By Susanne Retka Schill | September 18, 2009
Posted September 22, 2009

A study of energy subsidies by the Environmental Law Institute released Sept. 18 confirmed the federal government provides substantially larger subsidies to fossil fuels than to renewables. "The primary insight we want people to understand from the study is that the vast majority of subsidies support greenhouse gas emitting energy sources," said John Pendergrass, senior attorney with the institute and one of the authors of the study. "The majority of subsidies are through tax breaks rather than direct spending."

Fossil fuels benefited from approximately $72 billion over the seven-year period studied from 2002 to 2008, while subsidies for renewable fuels totaled $29 billion. More than half the subsidies for renewables-$16.8 billion-were attributed to corn-based ethanol. The calculated subsidy for corn ethanol included a portion of federal farm program payments attributed to corn used for ethanol. The combined biodiesel blenders credit and biodiesel excise credit for the same seven year period total $182 million. Of the fossil fuel subsidies, $70.2 billion went to traditional sources-such as coal and oil-and $2.3 billion went to carbon capture and storage, which is designed to reduce greenhouse gas emissions from coal-fired power plants. While the volume of fossil fuels is much higher than renewable fuels, Pendergrass said they chose to analyze the cost to taxpayers. "We have not attempted to measure the benefits that may be gained from the subsidies," he added.
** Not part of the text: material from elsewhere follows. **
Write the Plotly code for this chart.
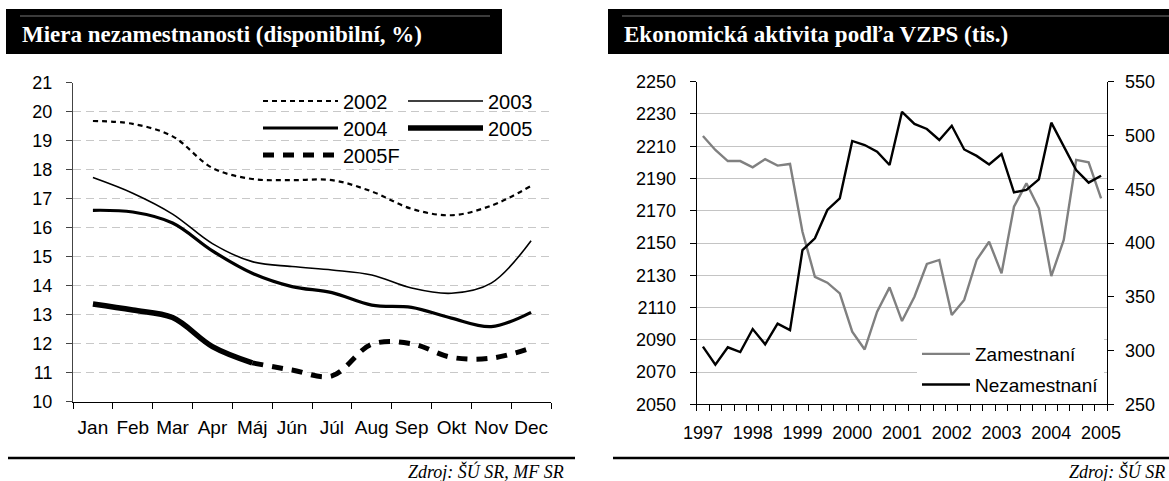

The U.S. energy market is shaped by a number of national and state policies that encourage the use of traditional energy sources, the study noted. These policies range from royalty relief to the provision of tax incentives, direct payments, and other forms of support to the non-renewable energy industry. "The combination of subsidies-or 'perverse incentives'- to develop fossil fuel energy sources, and a lack of sufficient incentives to develop renewable energy and promote energy efficiency, distorts energy policy in ways that have helped cause, and continue to exacerbate, our climate change problem," Pendergrass said. "With climate change and energy legislation pending on Capitol Hill, our research suggests that more attention needs to be given to the existing perverse incentives for 'dirty' fuels in the U.S. Tax Code."

The report, "Estimating U.S. Government Subsidies to Energy Sources: 2002-2008," is available on the Environmental Law Institute Web site.